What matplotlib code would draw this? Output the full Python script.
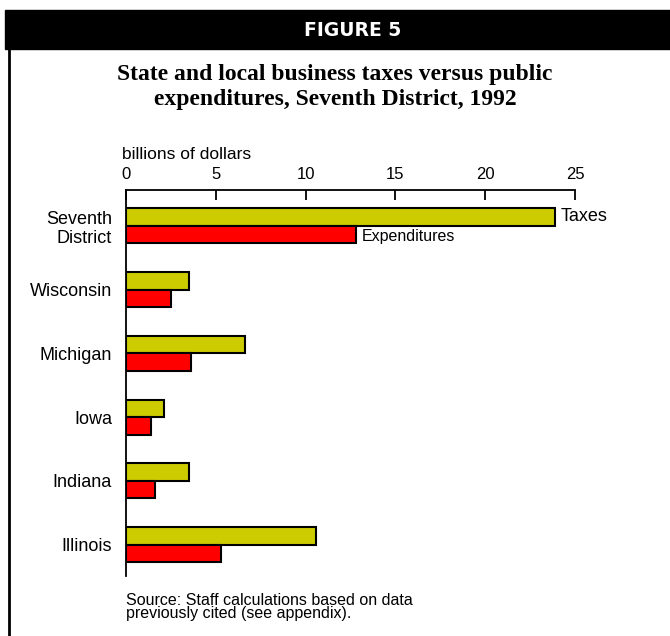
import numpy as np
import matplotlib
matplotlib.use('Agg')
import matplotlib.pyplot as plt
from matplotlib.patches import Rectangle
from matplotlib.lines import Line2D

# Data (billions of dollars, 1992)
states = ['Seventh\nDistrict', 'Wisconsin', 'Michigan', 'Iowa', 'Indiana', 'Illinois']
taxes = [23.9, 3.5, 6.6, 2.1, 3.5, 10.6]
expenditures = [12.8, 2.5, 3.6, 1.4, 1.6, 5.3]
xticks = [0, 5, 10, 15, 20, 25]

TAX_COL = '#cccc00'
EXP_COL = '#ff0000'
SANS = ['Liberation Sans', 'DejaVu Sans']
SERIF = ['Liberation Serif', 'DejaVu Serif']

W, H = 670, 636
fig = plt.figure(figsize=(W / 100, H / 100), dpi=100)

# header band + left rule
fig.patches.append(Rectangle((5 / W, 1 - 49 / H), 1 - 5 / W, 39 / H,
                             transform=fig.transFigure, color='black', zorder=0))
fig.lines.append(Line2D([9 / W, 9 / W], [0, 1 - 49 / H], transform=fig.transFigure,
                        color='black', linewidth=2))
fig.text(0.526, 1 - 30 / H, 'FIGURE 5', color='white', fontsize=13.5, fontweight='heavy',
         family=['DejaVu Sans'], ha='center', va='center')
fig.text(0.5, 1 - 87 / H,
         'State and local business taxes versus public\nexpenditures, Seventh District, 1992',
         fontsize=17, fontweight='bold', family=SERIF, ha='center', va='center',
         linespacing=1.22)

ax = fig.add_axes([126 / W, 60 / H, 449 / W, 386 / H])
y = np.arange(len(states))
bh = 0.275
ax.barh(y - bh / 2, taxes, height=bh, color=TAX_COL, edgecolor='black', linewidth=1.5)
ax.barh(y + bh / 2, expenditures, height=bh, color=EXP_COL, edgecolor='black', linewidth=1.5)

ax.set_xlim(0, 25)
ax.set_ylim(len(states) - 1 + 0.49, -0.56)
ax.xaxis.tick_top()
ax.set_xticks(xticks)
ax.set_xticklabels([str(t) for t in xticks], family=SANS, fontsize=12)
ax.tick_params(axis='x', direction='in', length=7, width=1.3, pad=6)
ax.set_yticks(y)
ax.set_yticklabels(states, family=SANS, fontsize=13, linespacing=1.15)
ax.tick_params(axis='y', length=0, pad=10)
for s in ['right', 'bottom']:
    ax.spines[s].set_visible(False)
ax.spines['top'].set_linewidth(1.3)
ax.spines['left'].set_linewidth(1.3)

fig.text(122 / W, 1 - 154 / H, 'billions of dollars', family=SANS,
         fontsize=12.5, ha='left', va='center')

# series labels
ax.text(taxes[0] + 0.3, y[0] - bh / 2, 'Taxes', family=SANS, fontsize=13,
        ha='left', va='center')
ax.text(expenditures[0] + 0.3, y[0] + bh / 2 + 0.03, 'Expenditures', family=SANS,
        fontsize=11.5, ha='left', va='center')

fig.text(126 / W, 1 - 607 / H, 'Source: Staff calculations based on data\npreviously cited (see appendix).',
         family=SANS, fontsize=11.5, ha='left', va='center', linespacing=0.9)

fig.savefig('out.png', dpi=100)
_ _ _ _ _
# [Task instructions]
Lines that include the word "matplotlib" are to be extracted from the data above.

# [Finished task]
What matplotlib code would draw this? Output the full Python script.
import matplotlib
matplotlib.use('Agg')
import matplotlib.pyplot as plt
from matplotlib.patches import Rectangle
from matplotlib.lines import Line2D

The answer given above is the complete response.